THE EXERCISE — Copy the data exactly; pictures stay out of the copy.

SOURCE EXCERPT —

——

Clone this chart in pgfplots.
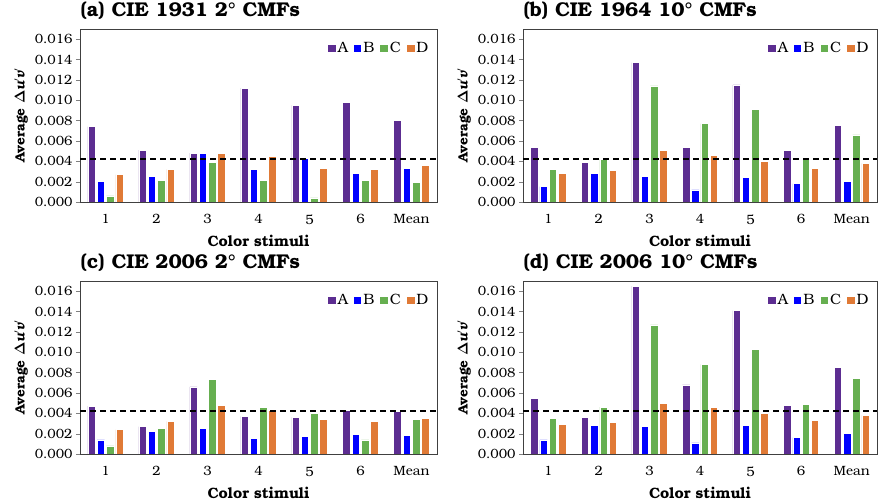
\documentclass[border=0pt]{standalone}
\usepackage[no-math]{fontspec}
\setmainfont{texgyrebonum}[Extension=.otf, UprightFont=*-regular, BoldFont=*-bold, ItalicFont=*-italic, BoldItalicFont=*-bolditalic]
\usepackage{pgfplots}
\usepackage{pgfplotstable}
\pgfplotsset{compat=1.18}
\definecolor{cA}{RGB}{92,45,145}
\definecolor{cB}{RGB}{0,0,255}
\definecolor{cC}{RGB}{102,175,80}
\definecolor{cD}{RGB}{224,122,54}

\pgfplotstableread{
x A B C D
0 0.0074 0.0020 0.0006 0.0027
1 0.0051 0.0025 0.0021 0.0032
2 0.0048 0.0048 0.0039 0.0048
3 0.0112 0.0032 0.0021 0.0045
4 0.0095 0.0043 0.0004 0.0033
5 0.0098 0.0028 0.0021 0.0032
6 0.0080 0.0033 0.0019 0.0036
}\tA
\pgfplotstableread{
x A B C D
0 0.0054 0.0015 0.0032 0.0028
1 0.0039 0.0028 0.0042 0.0031
2 0.0137 0.0025 0.0114 0.0051
3 0.0054 0.0012 0.0077 0.0046
4 0.0115 0.0024 0.0091 0.0040
5 0.0051 0.0018 0.0043 0.0033
6 0.0075 0.0020 0.0066 0.0038
}\tB
\pgfplotstableread{
x A B C D
0 0.0047 0.0014 0.0008 0.0024
1 0.0027 0.0022 0.0025 0.0032
2 0.0066 0.0025 0.0073 0.0048
3 0.0037 0.0015 0.0046 0.0043
4 0.0036 0.0017 0.0040 0.0034
5 0.0043 0.0019 0.0014 0.0032
6 0.0042 0.0018 0.0034 0.0035
}\tC
\pgfplotstableread{
x A B C D
0 0.0055 0.0014 0.0035 0.0029
1 0.0036 0.0028 0.0046 0.0031
2 0.0165 0.0027 0.0127 0.0050
3 0.0068 0.0011 0.0088 0.0046
4 0.0141 0.0028 0.0103 0.0040
5 0.0048 0.0016 0.0049 0.0033
6 0.0085 0.0020 0.0074 0.0038
}\tD

\pgfplotsset{
  panel/.style={
    anchor=south west, scale only axis, width=357bp, height=173bp,
    xmin=-0.5, xmax=6.5, ymin=0, ymax=0.017,
    xtick={0,1,2,3,4,5,6}, xticklabels={1,2,3,4,5,6,Mean},
    ytick={0,0.002,0.004,0.006,0.008,0.010,0.012,0.014,0.016},
    scaled y ticks=false,
    yticklabel style={/pgf/number format/.cd, fixed, fixed zerofill, precision=3},
    /pgf/number format/assume math mode=true,
    tick label style={font=\fontsize{13.5}{14}\selectfont},
    xticklabel style={yshift=-5bp},
    ytick pos=left, tick align=outside, major tick length=4bp,
    xtick style={draw=none},
    axis line style={black!75, line width=0.8bp},
    title style={at={(0,1)}, anchor=base west, yshift=6.5bp, xshift=-3bp,
      font=\fontsize{20}{22}\selectfont\bfseries},
    xlabel={Color stimuli},
    ylabel={Average $\mathbf{\Delta}$\textit{u$'$v$'$}},
    label style={font=\fontsize{13.5}{14}\selectfont\bfseries},
    xlabel style={font=\fontsize{15}{16}\selectfont\bfseries, yshift=-4bp},
    legend columns=4,
    legend style={draw=none, fill=none, at={(0.985,0.94)}, anchor=north east,
      font=\fontsize{15}{16}\selectfont, inner sep=1bp,
      /tikz/every even column/.append style={column sep=4bp}},
    legend image code/.code={\path[##1,draw=none] (0bp,-3.8bp) rectangle (7.5bp,3.8bp);},
  },
  bA/.style={ybar, fill=cA, draw=white, line width=0.5bp, bar width=0.147, bar shift=-0.2745},
  bB/.style={ybar, fill=cB, draw=white, line width=0.5bp, bar width=0.147, bar shift=-0.0915},
  bC/.style={ybar, fill=cC, draw=white, line width=0.5bp, bar width=0.147, bar shift=0.0915},
  bD/.style={ybar, fill=cD, draw=white, line width=0.5bp, bar width=0.147, bar shift=0.2745},
  thr/.style={forget plot, black, line width=1.6bp, dash pattern=on 6bp off 4bp},
}

\begin{document}
\begin{tikzpicture}
\path[use as bounding box] (0,0) rectangle (878bp,504bp);

\begin{axis}[panel, at={(80bp,302bp)}, title={(a) CIE 1931 2° CMFs}]
\addplot[bA] table[x=x,y=A]{\tA};
\addplot[bB] table[x=x,y=B]{\tA};
\addplot[bC] table[x=x,y=C]{\tA};
\addplot[bD] table[x=x,y=D]{\tA};
\addplot[thr] coordinates {(-0.5,0.0042) (6.5,0.0042)};
\legend{A,B,C,D}
\end{axis}

\begin{axis}[panel, width=354bp, at={(523bp,302bp)}, title={(b) CIE 1964 10° CMFs}]
\addplot[bA] table[x=x,y=A]{\tB};
\addplot[bB] table[x=x,y=B]{\tB};
\addplot[bC] table[x=x,y=C]{\tB};
\addplot[bD] table[x=x,y=D]{\tB};
\addplot[thr] coordinates {(-0.5,0.0042) (6.5,0.0042)};
\legend{A,B,C,D}
\end{axis}

\begin{axis}[panel, at={(80bp,50bp)}, title={(c) CIE 2006 2° CMFs}]
\addplot[bA] table[x=x,y=A]{\tC};
\addplot[bB] table[x=x,y=B]{\tC};
\addplot[bC] table[x=x,y=C]{\tC};
\addplot[bD] table[x=x,y=D]{\tC};
\addplot[thr] coordinates {(-0.5,0.0042) (6.5,0.0042)};
\legend{A,B,C,D}
\end{axis}

\begin{axis}[panel, width=354bp, at={(523bp,50bp)}, title={(d) CIE 2006 10° CMFs}]
\addplot[bA] table[x=x,y=A]{\tD};
\addplot[bB] table[x=x,y=B]{\tD};
\addplot[bC] table[x=x,y=C]{\tD};
\addplot[bD] table[x=x,y=D]{\tD};
\addplot[thr] coordinates {(-0.5,0.0042) (6.5,0.0042)};
\legend{A,B,C,D}
\end{axis}
\end{tikzpicture}
\end{document}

——

THE COMPLETED TASK —
Clone this chart in pgfplots.
\documentclass[border=0pt]{standalone}
\usepackage[no-math]{fontspec}
\setmainfont{texgyrebonum}[Extension=.otf, UprightFont=*-regular, BoldFont=*-bold, ItalicFont=*-italic, BoldItalicFont=*-bolditalic]
\usepackage{pgfplots}
\usepackage{pgfplotstable}
\pgfplotsset{compat=1.18}
\definecolor{cA}{RGB}{92,45,145}
\definecolor{cB}{RGB}{0,0,255}
\definecolor{cC}{RGB}{102,175,80}
\definecolor{cD}{RGB}{224,122,54}

\pgfplotstableread{
x A B C D
0 0.0074 0.0020 0.0006 0.0027
1 0.0051 0.0025 0.0021 0.0032
2 0.0048 0.0048 0.0039 0.0048
3 0.0112 0.0032 0.0021 0.0045
4 0.0095 0.0043 0.0004 0.0033
5 0.0098 0.0028 0.0021 0.0032
6 0.0080 0.0033 0.0019 0.0036
}\tA
\pgfplotstableread{
x A B C D
0 0.0054 0.0015 0.0032 0.0028
1 0.0039 0.0028 0.0042 0.0031
2 0.0137 0.0025 0.0114 0.0051
3 0.0054 0.0012 0.0077 0.0046
4 0.0115 0.0024 0.0091 0.0040
5 0.0051 0.0018 0.0043 0.0033
6 0.0075 0.0020 0.0066 0.0038
}\tB
\pgfplotstableread{
x A B C D
0 0.0047 0.0014 0.0008 0.0024
1 0.0027 0.0022 0.0025 0.0032
2 0.0066 0.0025 0.0073 0.0048
3 0.0037 0.0015 0.0046 0.0043
4 0.0036 0.0017 0.0040 0.0034
5 0.0043 0.0019 0.0014 0.0032
6 0.0042 0.0018 0.0034 0.0035
}\tC
\pgfplotstableread{
x A B C D
0 0.0055 0.0014 0.0035 0.0029
1 0.0036 0.0028 0.0046 0.0031
2 0.0165 0.0027 0.0127 0.0050
3 0.0068 0.0011 0.0088 0.0046
4 0.0141 0.0028 0.0103 0.0040
5 0.0048 0.0016 0.0049 0.0033
6 0.0085 0.0020 0.0074 0.0038
}\tD

\pgfplotsset{
  panel/.style={
    anchor=south west, scale only axis, width=357bp, height=173bp,
    xmin=-0.5, xmax=6.5, ymin=0, ymax=0.017,
    xtick={0,1,2,3,4,5,6}, xticklabels={1,2,3,4,5,6,Mean},
    ytick={0,0.002,0.004,0.006,0.008,0.010,0.012,0.014,0.016},
    scaled y ticks=false,
    yticklabel style={/pgf/number format/.cd, fixed, fixed zerofill, precision=3},
    /pgf/number format/assume math mode=true,
    tick label style={font=\fontsize{13.5}{14}\selectfont},
    xticklabel style={yshift=-5bp},
    ytick pos=left, tick align=outside, major tick length=4bp,
    xtick style={draw=none},
    axis line style={black!75, line width=0.8bp},
    title style={at={(0,1)}, anchor=base west, yshift=6.5bp, xshift=-3bp,
      font=\fontsize{20}{22}\selectfont\bfseries},
    xlabel={Color stimuli},
    ylabel={Average $\mathbf{\Delta}$\textit{u$'$v$'$}},
    label style={font=\fontsize{13.5}{14}\selectfont\bfseries},
    xlabel style={font=\fontsize{15}{16}\selectfont\bfseries, yshift=-4bp},
    legend columns=4,
    legend style={draw=none, fill=none, at={(0.985,0.94)}, anchor=north east,
      font=\fontsize{15}{16}\selectfont, inner sep=1bp,
      /tikz/every even column/.append style={column sep=4bp}},
    legend image code/.code={\path[##1,draw=none] (0bp,-3.8bp) rectangle (7.5bp,3.8bp);},
  },
  bA/.style={ybar, fill=cA, draw=white, line width=0.5bp, bar width=0.147, bar shift=-0.2745},
  bB/.style={ybar, fill=cB, draw=white, line width=0.5bp, bar width=0.147, bar shift=-0.0915},
  bC/.style={ybar, fill=cC, draw=white, line width=0.5bp, bar width=0.147, bar shift=0.0915},
  bD/.style={ybar, fill=cD, draw=white, line width=0.5bp, bar width=0.147, bar shift=0.2745},
  thr/.style={forget plot, black, line width=1.6bp, dash pattern=on 6bp off 4bp},
}

\begin{document}
\begin{tikzpicture}
\path[use as bounding box] (0,0) rectangle (878bp,504bp);

\begin{axis}[panel, at={(80bp,302bp)}, title={(a) CIE 1931 2° CMFs}]
\addplot[bA] table[x=x,y=A]{\tA};
\addplot[bB] table[x=x,y=B]{\tA};
\addplot[bC] table[x=x,y=C]{\tA};
\addplot[bD] table[x=x,y=D]{\tA};
\addplot[thr] coordinates {(-0.5,0.0042) (6.5,0.0042)};
\legend{A,B,C,D}
\end{axis}

\begin{axis}[panel, width=354bp, at={(523bp,302bp)}, title={(b) CIE 1964 10° CMFs}]
\addplot[bA] table[x=x,y=A]{\tB};
\addplot[bB] table[x=x,y=B]{\tB};
\addplot[bC] table[x=x,y=C]{\tB};
\addplot[bD] table[x=x,y=D]{\tB};
\addplot[thr] coordinates {(-0.5,0.0042) (6.5,0.0042)};
\legend{A,B,C,D}
\end{axis}

\begin{axis}[panel, at={(80bp,50bp)}, title={(c) CIE 2006 2° CMFs}]
\addplot[bA] table[x=x,y=A]{\tC};
\addplot[bB] table[x=x,y=B]{\tC};
\addplot[bC] table[x=x,y=C]{\tC};
\addplot[bD] table[x=x,y=D]{\tC};
\addplot[thr] coordinates {(-0.5,0.0042) (6.5,0.0042)};
\legend{A,B,C,D}
\end{axis}

\begin{axis}[panel, width=354bp, at={(523bp,50bp)}, title={(d) CIE 2006 10° CMFs}]
\addplot[bA] table[x=x,y=A]{\tD};
\addplot[bB] table[x=x,y=B]{\tD};
\addplot[bC] table[x=x,y=C]{\tD};
\addplot[bD] table[x=x,y=D]{\tD};
\addplot[thr] coordinates {(-0.5,0.0042) (6.5,0.0042)};
\legend{A,B,C,D}
\end{axis}
\end{tikzpicture}
\end{document}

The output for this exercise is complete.